## SOURCE EXCERPT
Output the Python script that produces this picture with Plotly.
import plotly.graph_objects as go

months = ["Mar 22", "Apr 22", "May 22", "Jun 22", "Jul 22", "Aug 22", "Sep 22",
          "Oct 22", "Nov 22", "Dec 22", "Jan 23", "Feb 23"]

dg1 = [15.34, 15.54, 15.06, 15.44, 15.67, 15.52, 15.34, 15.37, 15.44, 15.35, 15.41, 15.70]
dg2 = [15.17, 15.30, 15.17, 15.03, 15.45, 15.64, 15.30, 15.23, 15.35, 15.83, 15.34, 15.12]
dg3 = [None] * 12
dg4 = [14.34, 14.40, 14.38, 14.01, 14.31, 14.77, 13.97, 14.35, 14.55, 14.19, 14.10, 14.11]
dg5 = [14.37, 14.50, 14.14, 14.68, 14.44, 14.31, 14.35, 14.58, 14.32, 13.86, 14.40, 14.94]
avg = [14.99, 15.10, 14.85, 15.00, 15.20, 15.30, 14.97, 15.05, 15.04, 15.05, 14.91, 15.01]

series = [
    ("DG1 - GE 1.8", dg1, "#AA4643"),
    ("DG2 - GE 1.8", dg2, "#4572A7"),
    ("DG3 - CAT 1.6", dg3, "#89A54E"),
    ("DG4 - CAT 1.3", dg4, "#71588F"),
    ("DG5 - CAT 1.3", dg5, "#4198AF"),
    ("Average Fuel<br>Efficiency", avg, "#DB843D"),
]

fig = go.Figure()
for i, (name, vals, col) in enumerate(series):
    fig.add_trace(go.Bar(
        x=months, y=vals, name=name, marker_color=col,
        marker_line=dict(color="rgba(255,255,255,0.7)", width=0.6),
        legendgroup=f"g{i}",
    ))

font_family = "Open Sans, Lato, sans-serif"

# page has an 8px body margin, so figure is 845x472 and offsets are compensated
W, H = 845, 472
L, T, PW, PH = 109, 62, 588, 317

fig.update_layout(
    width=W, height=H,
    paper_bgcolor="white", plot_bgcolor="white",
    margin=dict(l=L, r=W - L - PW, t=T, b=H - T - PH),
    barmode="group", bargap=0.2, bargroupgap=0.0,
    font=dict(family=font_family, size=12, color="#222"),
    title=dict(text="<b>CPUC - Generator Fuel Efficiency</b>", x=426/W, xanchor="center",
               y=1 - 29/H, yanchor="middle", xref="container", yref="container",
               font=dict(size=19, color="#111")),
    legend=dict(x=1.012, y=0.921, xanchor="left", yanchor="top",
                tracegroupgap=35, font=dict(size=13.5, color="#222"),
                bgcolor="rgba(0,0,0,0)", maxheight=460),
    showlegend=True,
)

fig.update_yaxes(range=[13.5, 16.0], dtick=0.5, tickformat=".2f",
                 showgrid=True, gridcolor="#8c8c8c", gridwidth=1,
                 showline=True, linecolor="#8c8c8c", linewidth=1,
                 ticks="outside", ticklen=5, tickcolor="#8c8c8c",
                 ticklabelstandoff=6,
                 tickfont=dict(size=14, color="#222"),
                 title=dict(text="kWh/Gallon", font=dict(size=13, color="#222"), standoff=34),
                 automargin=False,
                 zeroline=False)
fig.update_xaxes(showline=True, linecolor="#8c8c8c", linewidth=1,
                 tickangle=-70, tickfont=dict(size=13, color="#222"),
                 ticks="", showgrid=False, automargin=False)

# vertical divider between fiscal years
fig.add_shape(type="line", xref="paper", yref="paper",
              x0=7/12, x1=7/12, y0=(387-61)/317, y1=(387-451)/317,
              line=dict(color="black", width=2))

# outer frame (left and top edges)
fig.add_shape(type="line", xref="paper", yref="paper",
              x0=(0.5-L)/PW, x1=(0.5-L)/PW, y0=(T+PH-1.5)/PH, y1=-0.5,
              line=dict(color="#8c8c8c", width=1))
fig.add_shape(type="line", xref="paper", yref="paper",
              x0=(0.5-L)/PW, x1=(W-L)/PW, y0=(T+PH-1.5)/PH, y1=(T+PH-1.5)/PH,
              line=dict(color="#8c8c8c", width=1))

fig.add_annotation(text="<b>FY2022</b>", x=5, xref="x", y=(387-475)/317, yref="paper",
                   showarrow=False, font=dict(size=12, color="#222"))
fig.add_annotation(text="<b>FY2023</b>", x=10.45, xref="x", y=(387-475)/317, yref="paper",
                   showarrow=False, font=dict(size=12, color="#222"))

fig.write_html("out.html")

## DIRECTIVE
Extract the lines above, from the first one through the one containing "L, T, PW, PH = 109, 62, 588, 317", and return only those, unchanged.

## RESULT OF THE TASK
Output the Python script that produces this picture with Plotly.
import plotly.graph_objects as go

months = ["Mar 22", "Apr 22", "May 22", "Jun 22", "Jul 22", "Aug 22", "Sep 22",
          "Oct 22", "Nov 22", "Dec 22", "Jan 23", "Feb 23"]

dg1 = [15.34, 15.54, 15.06, 15.44, 15.67, 15.52, 15.34, 15.37, 15.44, 15.35, 15.41, 15.70]
dg2 = [15.17, 15.30, 15.17, 15.03, 15.45, 15.64, 15.30, 15.23, 15.35, 15.83, 15.34, 15.12]
dg3 = [None] * 12
dg4 = [14.34, 14.40, 14.38, 14.01, 14.31, 14.77, 13.97, 14.35, 14.55, 14.19, 14.10, 14.11]
dg5 = [14.37, 14.50, 14.14, 14.68, 14.44, 14.31, 14.35, 14.58, 14.32, 13.86, 14.40, 14.94]
avg = [14.99, 15.10, 14.85, 15.00, 15.20, 15.30, 14.97, 15.05, 15.04, 15.05, 14.91, 15.01]

series = [
    ("DG1 - GE 1.8", dg1, "#AA4643"),
    ("DG2 - GE 1.8", dg2, "#4572A7"),
    ("DG3 - CAT 1.6", dg3, "#89A54E"),
    ("DG4 - CAT 1.3", dg4, "#71588F"),
    ("DG5 - CAT 1.3", dg5, "#4198AF"),
    ("Average Fuel<br>Efficiency", avg, "#DB843D"),
]

fig = go.Figure()
for i, (name, vals, col) in enumerate(series):
    fig.add_trace(go.Bar(
        x=months, y=vals, name=name, marker_color=col,
        marker_line=dict(color="rgba(255,255,255,0.7)", width=0.6),
        legendgroup=f"g{i}",
    ))

font_family = "Open Sans, Lato, sans-serif"

# page has an 8px body margin, so figure is 845x472 and offsets are compensated
W, H = 845, 472
L, T, PW, PH = 109, 62, 588, 317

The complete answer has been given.